● **Task prompt**: Write out the material exactly, without any of its pictures.
─── Material provided
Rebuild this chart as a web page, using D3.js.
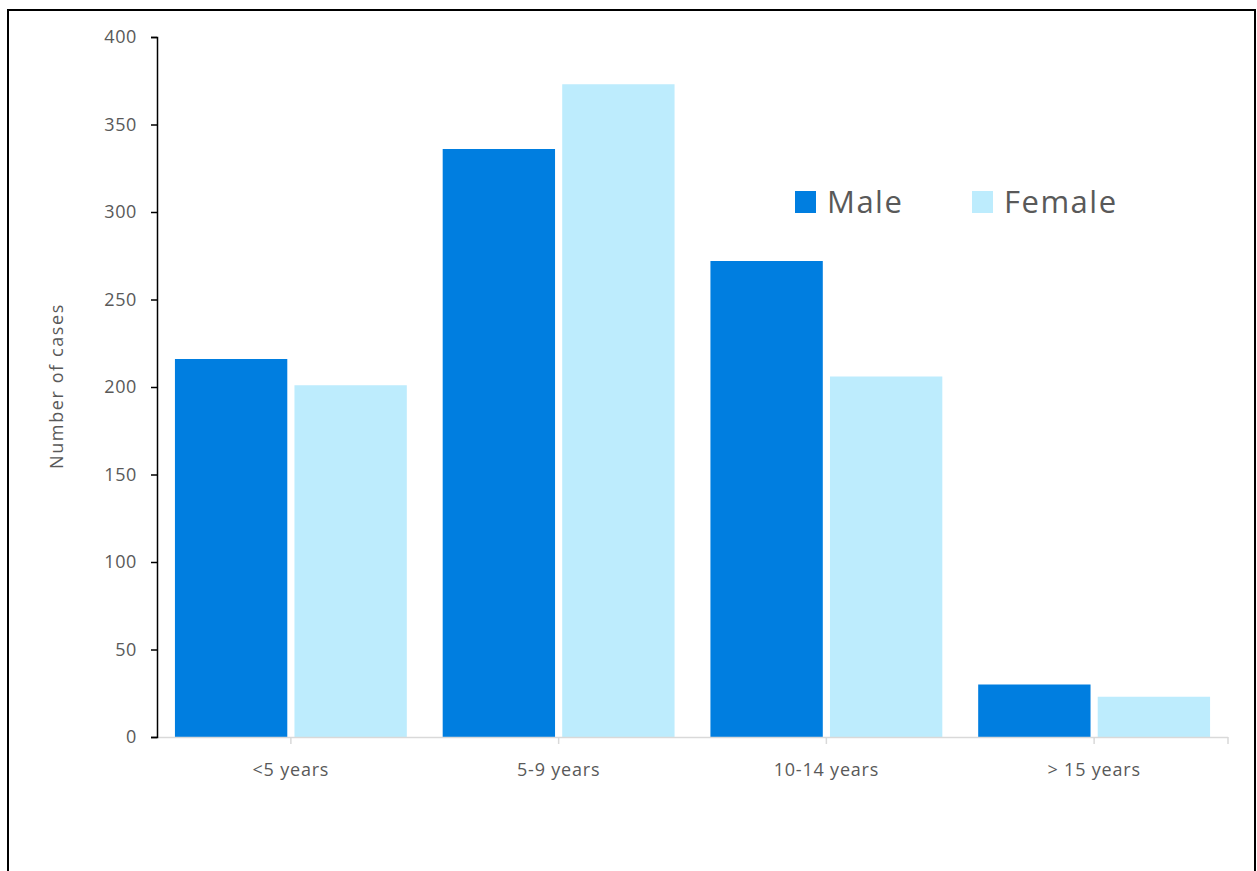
<!DOCTYPE html>
<html>
<head>
<meta charset="utf-8">
<script src="https://cdn.jsdelivr.net/npm/d3@7"></script>
<style>
  body { margin: 0; background: #fff; }
  svg { display: block; font-family: "Open Sans", "Liberation Sans", sans-serif; }
</style>
</head>
<body>
<svg id="chart" width="1257" height="871"></svg>
<script>
const categories = ["<5 years", "5-9 years", "10-14 years", "> 15 years"];
const seriesNames = ["Male", "Female"];
const maleCases = [216, 336, 272, 30];
const femaleCases = [201, 373, 206, 23];
const yTicks = [0, 50, 100, 150, 200, 250, 300, 350, 400];

const colors = { Male: "#007ee0", Female: "#bdecfd" };
const textColor = "#595959";

const rows = categories.map((c, i) => ({ cat: c, Male: maleCases[i], Female: femaleCases[i] }));

const svg = d3.select("#chart");

// outer frame
svg.append("rect")
  .attr("x", 8).attr("y", 10).attr("width", 1247).attr("height", 880)
  .attr("fill", "none").attr("stroke", "#000").attr("stroke-width", 2);

const plotLeft = 157, plotRight = 1228, plotTop = 37, plotBottom = 737;

const x0 = d3.scaleBand().domain(categories).range([plotLeft, plotRight])
  .paddingInner(0.134).paddingOuter(0.067);
const x1 = d3.scaleBand().domain(seriesNames).range([0, x0.bandwidth()])
  .paddingInner(0.06);
const y = d3.scaleLinear().domain([0, 400]).range([plotBottom, plotTop]);

// bars
const groups = svg.append("g").selectAll("g").data(rows).join("g")
  .attr("transform", d => `translate(${x0(d.cat)},0)`);
groups.selectAll("rect")
  .data(d => seriesNames.map(s => ({ key: s, value: d[s] })))
  .join("rect")
  .attr("x", d => x1(d.key))
  .attr("y", d => y(d.value))
  .attr("width", x1.bandwidth())
  .attr("height", d => y(0) - y(d.value))
  .attr("fill", d => colors[d.key]);

// x axis (light grey, ticks under category centres)
const xAxis = svg.append("g").attr("transform", `translate(0,${plotBottom})`);
xAxis.append("line")
  .attr("x1", plotLeft).attr("x2", plotRight).attr("y1", 0.5).attr("y2", 0.5)
  .attr("stroke", "#d9d9d9").attr("stroke-width", 1.5);
const tickXs = categories.map(c => x0(c) + x0.bandwidth() / 2).concat([plotRight]);
xAxis.selectAll(".xt").data(tickXs).join("line")
  .attr("class", "xt")
  .attr("x1", d => d).attr("x2", d => d).attr("y1", 0).attr("y2", 7)
  .attr("stroke", "#d9d9d9").attr("stroke-width", 1.5);
xAxis.selectAll(".xl").data(categories).join("text")
  .attr("class", "xl")
  .attr("x", d => x0(d) + x0.bandwidth() / 2)
  .attr("y", 39)
  .attr("text-anchor", "middle")
  .attr("fill", textColor)
  .style("font-size", "18px")
  .style("letter-spacing", "0.8px")
  .text(d => d);

// y axis
const yAxis = svg.append("g").attr("transform", `translate(${plotLeft},0)`)
  .call(d3.axisLeft(y).tickValues(yTicks).tickSize(6).tickPadding(14));
yAxis.select(".domain").attr("stroke", "#000").attr("stroke-width", 1.5);
yAxis.selectAll(".tick line").attr("stroke", "#000").attr("stroke-width", 1.5);
yAxis.selectAll(".tick text")
  .attr("fill", textColor)
  .style("font-size", "18px")
  .style("letter-spacing", "0.6px")
  .style("font-family", "'Open Sans', sans-serif");

// y axis title
svg.append("text")
  .attr("transform", `translate(63,${(300 + 472) / 2}) rotate(-90)`)
  .attr("text-anchor", "middle")
  .attr("fill", textColor)
  .style("font-size", "18px")
  .style("letter-spacing", "1.6px")
  .text("Number of cases");

// legend
const legendPos = [{ key: "Male", x: 795 }, { key: "Female", x: 972 }];
const legend = svg.append("g").selectAll("g").data(legendPos).join("g")
  .attr("transform", d => `translate(${d.x},191)`);
legend.append("rect")
  .attr("width", 21).attr("height", 22)
  .attr("fill", d => colors[d.key]);
legend.append("text")
  .attr("x", 32).attr("y", 22)
  .attr("fill", textColor)
  .style("font-size", "31px")
  .style("letter-spacing", "1.5px")
  .text(d => d.key);
</script>
</body>
</html>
──────
● **Solution for this task**:
Rebuild this chart as a web page, using D3.js.
<!DOCTYPE html>
<html>
<head>
<meta charset="utf-8">
<script src="https://cdn.jsdelivr.net/npm/d3@7"></script>
<style>
  body { margin: 0; background: #fff; }
  svg { display: block; font-family: "Open Sans", "Liberation Sans", sans-serif; }
</style>
</head>
<body>
<svg id="chart" width="1257" height="871"></svg>
<script>
const categories = ["<5 years", "5-9 years", "10-14 years", "> 15 years"];
const seriesNames = ["Male", "Female"];
const maleCases = [216, 336, 272, 30];
const femaleCases = [201, 373, 206, 23];
const yTicks = [0, 50, 100, 150, 200, 250, 300, 350, 400];

const colors = { Male: "#007ee0", Female: "#bdecfd" };
const textColor = "#595959";

const rows = categories.map((c, i) => ({ cat: c, Male: maleCases[i], Female: femaleCases[i] }));

const svg = d3.select("#chart");

// outer frame
svg.append("rect")
  .attr("x", 8).attr("y", 10).attr("width", 1247).attr("height", 880)
  .attr("fill", "none").attr("stroke", "#000").attr("stroke-width", 2);

const plotLeft = 157, plotRight = 1228, plotTop = 37, plotBottom = 737;

const x0 = d3.scaleBand().domain(categories).range([plotLeft, plotRight])
  .paddingInner(0.134).paddingOuter(0.067);
const x1 = d3.scaleBand().domain(seriesNames).range([0, x0.bandwidth()])
  .paddingInner(0.06);
const y = d3.scaleLinear().domain([0, 400]).range([plotBottom, plotTop]);

// bars
const groups = svg.append("g").selectAll("g").data(rows).join("g")
  .attr("transform", d => `translate(${x0(d.cat)},0)`);
groups.selectAll("rect")
  .data(d => seriesNames.map(s => ({ key: s, value: d[s] })))
  .join("rect")
  .attr("x", d => x1(d.key))
  .attr("y", d => y(d.value))
  .attr("width", x1.bandwidth())
  .attr("height", d => y(0) - y(d.value))
  .attr("fill", d => colors[d.key]);

// x axis (light grey, ticks under category centres)
const xAxis = svg.append("g").attr("transform", `translate(0,${plotBottom})`);
xAxis.append("line")
  .attr("x1", plotLeft).attr("x2", plotRight).attr("y1", 0.5).attr("y2", 0.5)
  .attr("stroke", "#d9d9d9").attr("stroke-width", 1.5);
const tickXs = categories.map(c => x0(c) + x0.bandwidth() / 2).concat([plotRight]);
xAxis.selectAll(".xt").data(tickXs).join("line")
  .attr("class", "xt")
  .attr("x1", d => d).attr("x2", d => d).attr("y1", 0).attr("y2", 7)
  .attr("stroke", "#d9d9d9").attr("stroke-width", 1.5);
xAxis.selectAll(".xl").data(categories).join("text")
  .attr("class", "xl")
  .attr("x", d => x0(d) + x0.bandwidth() / 2)
  .attr("y", 39)
  .attr("text-anchor", "middle")
  .attr("fill", textColor)
  .style("font-size", "18px")
  .style("letter-spacing", "0.8px")
  .text(d => d);

// y axis
const yAxis = svg.append("g").attr("transform", `translate(${plotLeft},0)`)
  .call(d3.axisLeft(y).tickValues(yTicks).tickSize(6).tickPadding(14));
yAxis.select(".domain").attr("stroke", "#000").attr("stroke-width", 1.5);
yAxis.selectAll(".tick line").attr("stroke", "#000").attr("stroke-width", 1.5);
yAxis.selectAll(".tick text")
  .attr("fill", textColor)
  .style("font-size", "18px")
  .style("letter-spacing", "0.6px")
  .style("font-family", "'Open Sans', sans-serif");

// y axis title
svg.append("text")
  .attr("transform", `translate(63,${(300 + 472) / 2}) rotate(-90)`)
  .attr("text-anchor", "middle")
  .attr("fill", textColor)
  .style("font-size", "18px")
  .style("letter-spacing", "1.6px")
  .text("Number of cases");

// legend
const legendPos = [{ key: "Male", x: 795 }, { key: "Female", x: 972 }];
const legend = svg.append("g").selectAll("g").data(legendPos).join("g")
  .attr("transform", d => `translate(${d.x},191)`);
legend.append("rect")
  .attr("width", 21).attr("height", 22)
  .attr("fill", d => colors[d.key]);
legend.append("text")
  .attr("x", 32).attr("y", 22)
  .attr("fill", textColor)
  .style("font-size", "31px")
  .style("letter-spacing", "1.5px")
  .text(d => d.key);
</script>
</body>
</html>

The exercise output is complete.